> Task requirements
Your copy should be exact, beginning at the line containing "Recreate this image" and ending at the line containing "C/M Chief of", with both lines kept and every picture dropped.

Rows from a dataset of charts and code
----------------

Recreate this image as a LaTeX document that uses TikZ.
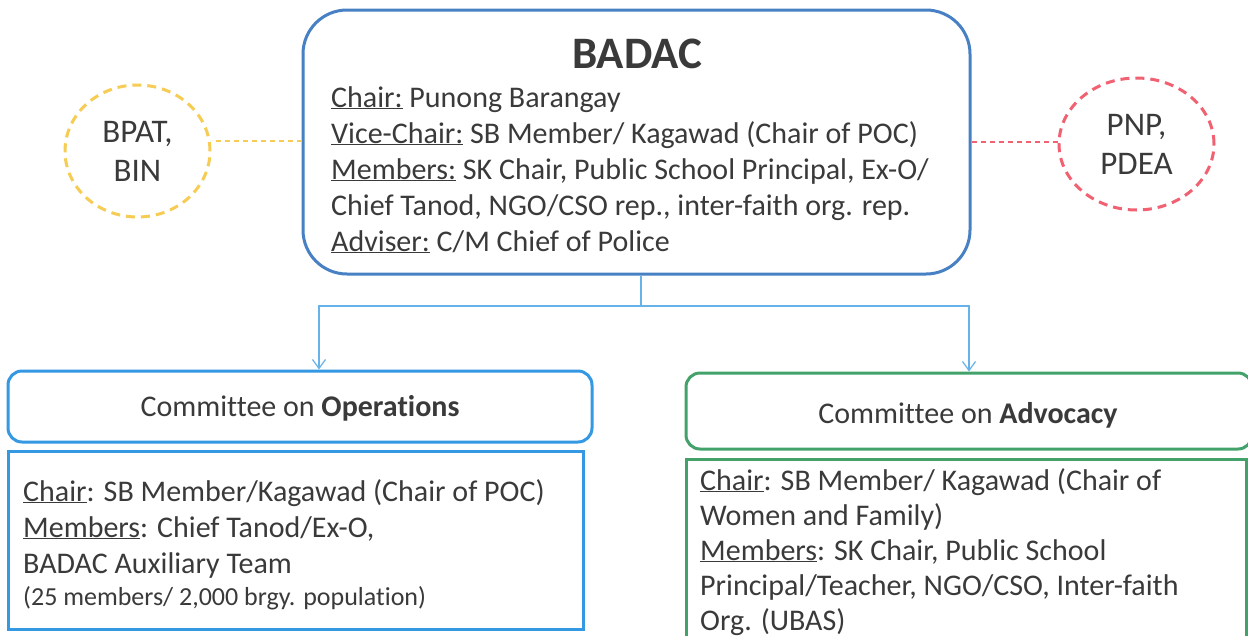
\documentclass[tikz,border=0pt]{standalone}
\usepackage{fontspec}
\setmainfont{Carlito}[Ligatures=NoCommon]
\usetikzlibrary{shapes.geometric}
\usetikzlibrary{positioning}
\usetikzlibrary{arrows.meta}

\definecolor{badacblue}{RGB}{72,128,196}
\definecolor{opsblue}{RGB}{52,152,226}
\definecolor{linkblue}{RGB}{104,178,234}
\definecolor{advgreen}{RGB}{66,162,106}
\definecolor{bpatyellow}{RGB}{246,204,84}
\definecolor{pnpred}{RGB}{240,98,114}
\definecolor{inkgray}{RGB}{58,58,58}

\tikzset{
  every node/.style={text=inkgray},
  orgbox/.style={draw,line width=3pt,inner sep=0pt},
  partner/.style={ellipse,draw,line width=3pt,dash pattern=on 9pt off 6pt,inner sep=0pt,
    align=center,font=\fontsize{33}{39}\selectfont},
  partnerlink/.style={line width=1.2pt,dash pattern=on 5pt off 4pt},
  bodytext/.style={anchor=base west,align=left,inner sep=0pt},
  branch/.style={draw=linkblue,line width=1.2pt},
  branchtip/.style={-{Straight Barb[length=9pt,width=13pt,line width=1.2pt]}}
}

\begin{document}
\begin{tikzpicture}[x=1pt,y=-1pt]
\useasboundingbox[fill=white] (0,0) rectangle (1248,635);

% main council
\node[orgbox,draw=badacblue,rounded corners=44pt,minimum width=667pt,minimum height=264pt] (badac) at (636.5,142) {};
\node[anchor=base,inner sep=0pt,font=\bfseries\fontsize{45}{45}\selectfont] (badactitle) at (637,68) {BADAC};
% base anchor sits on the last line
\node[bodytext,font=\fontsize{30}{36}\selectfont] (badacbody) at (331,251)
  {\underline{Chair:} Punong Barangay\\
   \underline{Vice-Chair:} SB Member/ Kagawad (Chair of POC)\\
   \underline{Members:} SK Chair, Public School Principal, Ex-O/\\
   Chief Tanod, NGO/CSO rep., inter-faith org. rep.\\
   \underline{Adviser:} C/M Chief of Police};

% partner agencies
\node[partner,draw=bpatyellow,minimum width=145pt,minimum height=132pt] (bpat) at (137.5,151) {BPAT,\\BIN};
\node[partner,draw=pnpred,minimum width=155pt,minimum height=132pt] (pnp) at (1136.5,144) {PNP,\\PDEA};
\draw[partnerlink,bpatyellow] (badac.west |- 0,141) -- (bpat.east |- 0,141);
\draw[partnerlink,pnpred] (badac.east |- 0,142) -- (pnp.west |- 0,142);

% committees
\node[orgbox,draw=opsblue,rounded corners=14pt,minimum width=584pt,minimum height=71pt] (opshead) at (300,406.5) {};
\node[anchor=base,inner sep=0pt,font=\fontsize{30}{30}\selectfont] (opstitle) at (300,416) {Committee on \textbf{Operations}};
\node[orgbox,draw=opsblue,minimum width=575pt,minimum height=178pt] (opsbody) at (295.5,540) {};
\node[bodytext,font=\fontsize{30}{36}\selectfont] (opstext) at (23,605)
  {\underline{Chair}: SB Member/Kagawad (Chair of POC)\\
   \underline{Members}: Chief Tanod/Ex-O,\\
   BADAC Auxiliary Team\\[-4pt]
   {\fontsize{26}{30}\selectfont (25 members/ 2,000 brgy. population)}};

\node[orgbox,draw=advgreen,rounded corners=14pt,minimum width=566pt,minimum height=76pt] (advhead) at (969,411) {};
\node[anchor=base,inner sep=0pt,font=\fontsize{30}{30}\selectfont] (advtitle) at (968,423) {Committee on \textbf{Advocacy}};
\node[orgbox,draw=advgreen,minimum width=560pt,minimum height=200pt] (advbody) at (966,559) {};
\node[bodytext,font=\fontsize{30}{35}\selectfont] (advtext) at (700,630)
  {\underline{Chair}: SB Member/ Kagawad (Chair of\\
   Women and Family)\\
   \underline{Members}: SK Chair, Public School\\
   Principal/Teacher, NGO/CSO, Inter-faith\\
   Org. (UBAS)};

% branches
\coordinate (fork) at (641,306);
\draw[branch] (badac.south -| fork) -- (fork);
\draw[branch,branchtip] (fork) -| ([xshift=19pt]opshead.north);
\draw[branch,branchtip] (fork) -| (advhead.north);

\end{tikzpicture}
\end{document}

----------------

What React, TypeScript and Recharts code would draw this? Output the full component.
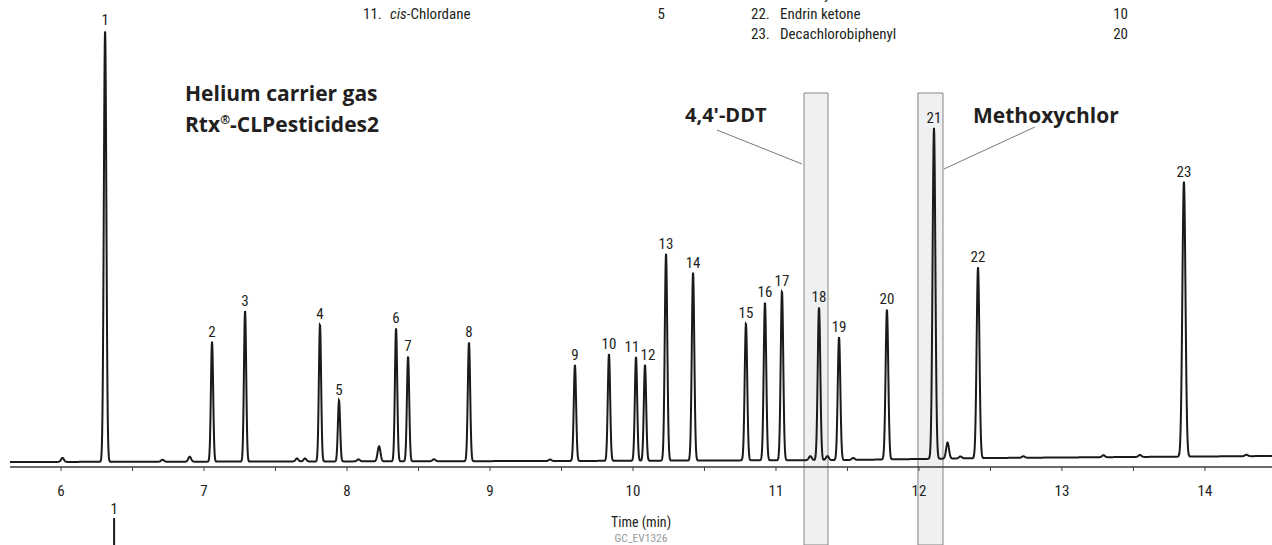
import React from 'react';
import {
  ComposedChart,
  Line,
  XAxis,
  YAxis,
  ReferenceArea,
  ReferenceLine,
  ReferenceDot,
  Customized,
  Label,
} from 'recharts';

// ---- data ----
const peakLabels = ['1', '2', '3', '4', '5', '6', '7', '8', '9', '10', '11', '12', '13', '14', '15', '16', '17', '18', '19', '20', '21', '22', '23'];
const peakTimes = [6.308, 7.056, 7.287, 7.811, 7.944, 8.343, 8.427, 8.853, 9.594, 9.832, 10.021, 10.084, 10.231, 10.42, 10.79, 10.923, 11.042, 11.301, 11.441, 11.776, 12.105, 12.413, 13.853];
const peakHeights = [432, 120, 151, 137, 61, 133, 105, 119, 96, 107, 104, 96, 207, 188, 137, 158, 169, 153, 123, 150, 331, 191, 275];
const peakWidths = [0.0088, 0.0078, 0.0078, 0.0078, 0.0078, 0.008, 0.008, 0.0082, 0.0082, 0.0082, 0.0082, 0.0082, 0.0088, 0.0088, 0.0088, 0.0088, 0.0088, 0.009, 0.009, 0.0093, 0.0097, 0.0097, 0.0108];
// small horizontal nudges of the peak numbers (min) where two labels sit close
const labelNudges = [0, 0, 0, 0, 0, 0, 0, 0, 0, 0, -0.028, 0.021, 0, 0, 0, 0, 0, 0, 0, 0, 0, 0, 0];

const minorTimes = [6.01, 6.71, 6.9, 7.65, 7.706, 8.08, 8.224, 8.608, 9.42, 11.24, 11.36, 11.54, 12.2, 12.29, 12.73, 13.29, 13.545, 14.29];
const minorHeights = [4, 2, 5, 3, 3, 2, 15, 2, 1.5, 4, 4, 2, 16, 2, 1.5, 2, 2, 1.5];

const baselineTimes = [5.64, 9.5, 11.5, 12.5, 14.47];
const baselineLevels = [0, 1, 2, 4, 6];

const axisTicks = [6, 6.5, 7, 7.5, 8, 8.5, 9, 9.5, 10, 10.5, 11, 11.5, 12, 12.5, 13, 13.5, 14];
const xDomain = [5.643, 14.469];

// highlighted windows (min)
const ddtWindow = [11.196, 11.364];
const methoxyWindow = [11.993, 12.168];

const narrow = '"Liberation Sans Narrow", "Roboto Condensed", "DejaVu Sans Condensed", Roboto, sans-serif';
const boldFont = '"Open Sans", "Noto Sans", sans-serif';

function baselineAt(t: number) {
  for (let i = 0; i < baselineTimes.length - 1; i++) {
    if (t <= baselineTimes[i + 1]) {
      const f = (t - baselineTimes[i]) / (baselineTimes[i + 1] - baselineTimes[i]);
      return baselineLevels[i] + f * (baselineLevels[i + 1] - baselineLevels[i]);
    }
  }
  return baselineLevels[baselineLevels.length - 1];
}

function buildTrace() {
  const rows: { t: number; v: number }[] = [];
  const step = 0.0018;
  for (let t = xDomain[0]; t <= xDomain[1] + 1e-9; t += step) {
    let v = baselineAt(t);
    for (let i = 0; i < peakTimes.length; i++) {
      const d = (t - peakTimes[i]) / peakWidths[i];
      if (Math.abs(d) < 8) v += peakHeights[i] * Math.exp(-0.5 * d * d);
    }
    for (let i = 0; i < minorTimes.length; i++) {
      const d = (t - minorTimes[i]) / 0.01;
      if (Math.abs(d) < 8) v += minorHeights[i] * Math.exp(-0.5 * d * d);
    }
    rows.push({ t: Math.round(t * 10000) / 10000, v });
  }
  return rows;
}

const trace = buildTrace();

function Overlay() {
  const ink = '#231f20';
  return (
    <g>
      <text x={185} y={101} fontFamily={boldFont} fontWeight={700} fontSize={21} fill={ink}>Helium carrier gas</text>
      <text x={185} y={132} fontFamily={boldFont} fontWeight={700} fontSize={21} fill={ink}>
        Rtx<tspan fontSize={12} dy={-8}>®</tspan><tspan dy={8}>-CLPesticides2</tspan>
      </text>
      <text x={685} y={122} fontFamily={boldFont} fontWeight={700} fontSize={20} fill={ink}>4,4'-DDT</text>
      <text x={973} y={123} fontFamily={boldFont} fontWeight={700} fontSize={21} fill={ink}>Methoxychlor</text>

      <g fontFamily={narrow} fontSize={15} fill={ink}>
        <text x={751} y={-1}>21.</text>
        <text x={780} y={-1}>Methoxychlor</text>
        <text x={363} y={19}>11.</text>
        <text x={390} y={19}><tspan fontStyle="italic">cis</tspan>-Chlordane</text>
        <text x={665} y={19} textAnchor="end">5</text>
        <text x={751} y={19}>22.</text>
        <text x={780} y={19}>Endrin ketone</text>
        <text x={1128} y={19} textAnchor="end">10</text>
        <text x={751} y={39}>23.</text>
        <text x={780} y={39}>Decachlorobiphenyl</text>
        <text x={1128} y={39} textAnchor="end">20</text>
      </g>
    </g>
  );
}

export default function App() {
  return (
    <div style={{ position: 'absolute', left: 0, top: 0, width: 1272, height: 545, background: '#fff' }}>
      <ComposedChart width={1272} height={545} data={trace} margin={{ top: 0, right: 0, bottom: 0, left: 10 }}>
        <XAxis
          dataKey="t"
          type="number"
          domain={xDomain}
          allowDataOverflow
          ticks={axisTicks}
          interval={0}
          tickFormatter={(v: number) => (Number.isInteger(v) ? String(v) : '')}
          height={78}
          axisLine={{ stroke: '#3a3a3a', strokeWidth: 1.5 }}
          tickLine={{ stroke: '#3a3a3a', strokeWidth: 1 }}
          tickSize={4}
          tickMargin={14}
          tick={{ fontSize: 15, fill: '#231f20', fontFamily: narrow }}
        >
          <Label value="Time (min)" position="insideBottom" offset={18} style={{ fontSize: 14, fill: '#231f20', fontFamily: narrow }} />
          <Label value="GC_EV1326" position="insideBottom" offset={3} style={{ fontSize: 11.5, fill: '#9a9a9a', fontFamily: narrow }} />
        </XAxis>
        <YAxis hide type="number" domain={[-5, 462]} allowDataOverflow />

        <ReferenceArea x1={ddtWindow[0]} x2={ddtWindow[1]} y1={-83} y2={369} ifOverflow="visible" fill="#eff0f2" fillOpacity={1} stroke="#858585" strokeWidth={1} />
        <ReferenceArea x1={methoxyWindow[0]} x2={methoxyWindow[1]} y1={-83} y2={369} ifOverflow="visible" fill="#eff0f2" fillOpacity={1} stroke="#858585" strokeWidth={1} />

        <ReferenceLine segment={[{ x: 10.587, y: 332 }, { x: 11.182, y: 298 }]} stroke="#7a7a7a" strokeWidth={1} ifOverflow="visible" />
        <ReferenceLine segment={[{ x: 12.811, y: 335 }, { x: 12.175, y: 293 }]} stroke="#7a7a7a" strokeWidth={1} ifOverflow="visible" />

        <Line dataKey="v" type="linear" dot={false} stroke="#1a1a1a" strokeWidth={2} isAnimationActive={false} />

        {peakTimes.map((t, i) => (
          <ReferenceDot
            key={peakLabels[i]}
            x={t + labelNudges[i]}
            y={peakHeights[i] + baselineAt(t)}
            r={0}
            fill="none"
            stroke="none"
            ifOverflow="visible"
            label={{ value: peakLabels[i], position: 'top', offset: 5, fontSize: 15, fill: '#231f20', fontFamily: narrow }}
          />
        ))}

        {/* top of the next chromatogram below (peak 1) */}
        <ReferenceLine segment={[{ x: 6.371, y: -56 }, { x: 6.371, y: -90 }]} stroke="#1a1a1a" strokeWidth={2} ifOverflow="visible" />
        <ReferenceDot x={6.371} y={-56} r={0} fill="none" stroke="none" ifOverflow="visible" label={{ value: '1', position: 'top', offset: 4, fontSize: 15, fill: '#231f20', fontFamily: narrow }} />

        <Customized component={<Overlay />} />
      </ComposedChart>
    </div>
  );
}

----------------

> Task solution
Recreate this image as a LaTeX document that uses TikZ.
\documentclass[tikz,border=0pt]{standalone}
\usepackage{fontspec}
\setmainfont{Carlito}[Ligatures=NoCommon]
\usetikzlibrary{shapes.geometric}
\usetikzlibrary{positioning}
\usetikzlibrary{arrows.meta}

\definecolor{badacblue}{RGB}{72,128,196}
\definecolor{opsblue}{RGB}{52,152,226}
\definecolor{linkblue}{RGB}{104,178,234}
\definecolor{advgreen}{RGB}{66,162,106}
\definecolor{bpatyellow}{RGB}{246,204,84}
\definecolor{pnpred}{RGB}{240,98,114}
\definecolor{inkgray}{RGB}{58,58,58}

\tikzset{
  every node/.style={text=inkgray},
  orgbox/.style={draw,line width=3pt,inner sep=0pt},
  partner/.style={ellipse,draw,line width=3pt,dash pattern=on 9pt off 6pt,inner sep=0pt,
    align=center,font=\fontsize{33}{39}\selectfont},
  partnerlink/.style={line width=1.2pt,dash pattern=on 5pt off 4pt},
  bodytext/.style={anchor=base west,align=left,inner sep=0pt},
  branch/.style={draw=linkblue,line width=1.2pt},
  branchtip/.style={-{Straight Barb[length=9pt,width=13pt,line width=1.2pt]}}
}

\begin{document}
\begin{tikzpicture}[x=1pt,y=-1pt]
\useasboundingbox[fill=white] (0,0) rectangle (1248,635);

% main council
\node[orgbox,draw=badacblue,rounded corners=44pt,minimum width=667pt,minimum height=264pt] (badac) at (636.5,142) {};
\node[anchor=base,inner sep=0pt,font=\bfseries\fontsize{45}{45}\selectfont] (badactitle) at (637,68) {BADAC};
% base anchor sits on the last line
\node[bodytext,font=\fontsize{30}{36}\selectfont] (badacbody) at (331,251)
  {\underline{Chair:} Punong Barangay\\
   \underline{Vice-Chair:} SB Member/ Kagawad (Chair of POC)\\
   \underline{Members:} SK Chair, Public School Principal, Ex-O/\\
   Chief Tanod, NGO/CSO rep., inter-faith org. rep.\\
   \underline{Adviser:} C/M Chief of Police};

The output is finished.